Die angebotenen Entlastungspakete sind angesichts der auf uns zukommenden Kosten ein Witz - man könnte tatsächlich ebenso gut Strickzeug an die Bevölkerung verteilen, damit sie sich für den Winter Schals und Socken fertigen kann. Aber selbst das bescheidenste Paket muss finanziert werden - und wie das angesichts eines zugrundegerichteten Mittelstands noch möglich sein soll, ist ein Rätsel, das auch die FDP nicht lösen kann. Auch ihr scheint ihre traditionelle Wählerschaft mittlerweile egal zu sein - denn selbst verzweifelte Aufrufe von Handwerks- und Industrieverbänden werden gnadenlos ignoriert. Wollen wir hoffen, dass deren Vertreter sich auch bei der nächsten Wahl noch daran erinnern. Auch das ist in Deutschland nicht mehr selbstverständlich.
Lindner sagte bekanntlich, es sei besser, gar nicht zu regieren als dies schlecht zu tun. Aber vielleicht ist Kanzler Scholz nicht der Einzige in dieser Regierung, der unter Erinnerungslücken leidet. Jedenfalls konnte ich nur noch bitter lachen, als ich in den Nachrichten von den Plänen hörte, die Ukraine vor dem wirtschaftlichen Niedergang zu bewahren. Der Nichtschwimmer springt ins Wasser, um einen anderen zu retten.

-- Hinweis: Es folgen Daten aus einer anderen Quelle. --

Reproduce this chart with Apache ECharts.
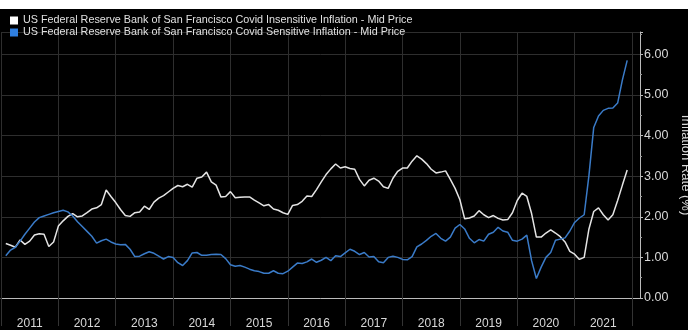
<!DOCTYPE html>
<html>
<head>
<meta charset="utf-8">
<script src="https://cdn.jsdelivr.net/npm/echarts@6/dist/echarts.min.js"></script>
<style>
  html, body { margin: 0; padding: 0; background: #fff; }
  #main { position: absolute; left: 0; top: 9px; width: 688px; height: 321px; background: #000; }
</style>
</head>
<body>
<div id="main"></div>
<script>
// monthly readings, Jan 2011 .. Nov 2021
var startYear = 2011;
var insensitive = [
  1.34, 1.30, 1.25, 1.43, 1.32, 1.40, 1.55, 1.58, 1.57, 1.27, 1.38, 1.77,
  1.90, 2.01, 2.08, 2.00, 2.02, 2.10, 2.19, 2.22, 2.30, 2.66, 2.50, 2.35,
  2.18, 2.03, 2.01, 2.10, 2.12, 2.26, 2.18, 2.36, 2.46, 2.52, 2.61, 2.70,
  2.77, 2.74, 2.80, 2.73, 2.95, 2.98, 3.10, 2.86, 2.78, 2.49, 2.50, 2.62,
  2.47, 2.48, 2.49, 2.49, 2.41, 2.34, 2.27, 2.30, 2.19, 2.16, 2.10, 2.06,
  2.28, 2.30, 2.38, 2.51, 2.50, 2.67, 2.86, 3.04, 3.18, 3.30, 3.20, 3.23,
  3.19, 3.17, 2.92, 2.76, 2.90, 2.95, 2.88, 2.74, 2.70, 2.95, 3.12, 3.20,
  3.20, 3.37, 3.50, 3.42, 3.31, 3.17, 3.08, 3.10, 3.13, 2.92, 2.70, 2.42,
  1.95, 1.97, 2.02, 2.15, 2.05, 1.98, 2.03, 1.96, 1.92, 1.93, 2.10, 2.40,
  2.58, 2.50, 2.08, 1.50, 1.50, 1.60, 1.68, 1.60, 1.51, 1.38, 1.15, 1.08,
  0.95, 1.00, 1.70, 2.13, 2.22, 2.05, 1.92, 2.05, 2.40, 2.78, 3.15
];
var sensitive = [
  1.04, 1.18, 1.25, 1.40, 1.57, 1.72, 1.87, 1.98, 2.02, 2.06, 2.10, 2.13,
  2.16, 2.12, 2.02, 1.88, 1.76, 1.64, 1.52, 1.35, 1.41, 1.45, 1.38, 1.33,
  1.31, 1.32, 1.20, 1.02, 1.03, 1.09, 1.14, 1.10, 1.03, 0.96, 1.02, 1.00,
  0.87, 0.80, 0.92, 1.11, 1.12, 1.05, 1.05, 1.07, 1.08, 1.07, 0.97, 0.82,
  0.78, 0.80, 0.76, 0.71, 0.67, 0.65, 0.61, 0.61, 0.67, 0.61, 0.60, 0.66,
  0.76, 0.86, 0.85, 0.89, 0.96, 0.88, 0.93, 1.00, 0.92, 1.04, 1.02, 1.11,
  1.20, 1.15, 1.07, 1.12, 1.01, 1.02, 0.89, 0.87, 1.00, 1.03, 1.00, 0.95,
  0.94, 1.02, 1.26, 1.33, 1.42, 1.52, 1.59, 1.47, 1.40, 1.50, 1.72, 1.81,
  1.70, 1.47, 1.36, 1.44, 1.40, 1.57, 1.62, 1.74, 1.65, 1.62, 1.42, 1.40,
  1.45, 1.55, 0.92, 0.48, 0.76, 1.00, 1.12, 1.42, 1.45, 1.48, 1.65, 1.86,
  1.97, 2.05, 3.02, 4.20, 4.48, 4.62, 4.67, 4.68, 4.80, 5.37, 5.85
];
var years = [2011, 2012, 2013, 2014, 2015, 2016, 2017, 2018, 2019, 2020, 2021];
var yTicks = [0, 1, 2, 3, 4, 5, 6];

var nameA = 'US Federal Reserve Bank of San Francisco Covid Insensitive Inflation - Mid Price';
var nameB = 'US Federal Reserve Bank of San Francisco Covid Sensitive Inflation - Mid Price';

// points sit at month end
function toPairs(arr) {
  return arr.map(function (v, i) { return [startYear + (i + 1) / 12, v]; });
}

var gridLines = years.concat([years[years.length - 1] + 1]);
var labelPos = years.map(function (y) { return y + 0.5; });

var chart = echarts.init(document.getElementById('main'));
chart.setOption({
  backgroundColor: '#000',
  animation: false,
  textStyle: { fontFamily: 'Liberation Sans' },
  legend: {
    left: 5, top: 1,
    orient: 'vertical',
    itemGap: 1,
    itemWidth: 8, itemHeight: 8,
    icon: 'rect',
    textStyle: { color: '#e0e0e0', fontSize: 10.8 },
    data: [nameA, nameB]
  },
  grid: { left: 1, right: 48, top: 23, bottom: 32, outerBoundsMode: 'none', containLabel: false },
  xAxis: {
    type: 'value',
    min: 2011, max: 2022.14,
    offset: 5,
    axisLine: { show: true, lineStyle: { color: '#bbb', width: 1 } },
    axisTick: { show: true, length: 28, customValues: gridLines, lineStyle: { color: '#333' } },
    axisLabel: {
      customValues: labelPos,
      formatter: function (v) { return String(Math.floor(v)); },
      color: '#d8d8d8', fontSize: 12, margin: 15
    },
    splitLine: { show: true, lineStyle: { color: '#2e2e2e' } }
  },
  yAxis: {
    type: 'value',
    position: 'right',
    min: 0, max: 6.55, interval: 1,
    name: 'Inflation Rate (%)',
    nameLocation: 'middle',
    nameRotate: -90,
    nameGap: 30,
    nameTextStyle: { color: '#d8d8d8', fontSize: 13 },
    axisLine: { show: true, lineStyle: { color: '#bbb' } },
    axisTick: { show: true, length: 3, lineStyle: { color: '#bbb' } },
    minorTick: { show: true, splitNumber: 2, length: 2, lineStyle: { color: '#999' } },
    axisLabel: {
      color: '#d8d8d8', fontSize: 12.5, margin: 4, showMaxLabel: false,
      formatter: function (v) { return yTicks.indexOf(v) >= 0 ? v.toFixed(2) : ''; }
    },
    splitLine: { show: true, lineStyle: { color: '#2e2e2e' } }
  },
  series: [
    {
      name: nameA, type: 'line', showSymbol: false,
      data: toPairs(insensitive),
      lineStyle: { color: '#e4e4e4', width: 1.5 },
      itemStyle: { color: '#ffffff' }
    },
    {
      name: nameB, type: 'line', showSymbol: false,
      data: toPairs(sensitive),
      lineStyle: { color: '#3a7bc8', width: 1.5 },
      itemStyle: { color: '#2f7fe0' }
    }
  ]
});
</script>
</body>
</html>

Aber halt: Was ist eigentlich mit dem stets um unsere Gesundheit besorgten Karl Lauterbach? Müsste er nicht angesichts der hinter jeden Ecke lauernden Corona-Gefahr Schweißausbrüche bekommen, wenn er nur an vor Kälte aneinander gedrängte Bürger denkt? Oder freut er sich darauf, wie viel man im Gesundheitswesen einsparen kann, wenn in den Krankenhäusern der Strom ausfällt? Angesichts des Irrsinns, der innerhalb der Bundesregierung an der Tagesordnung ist, würde mich nichts mehr wundern.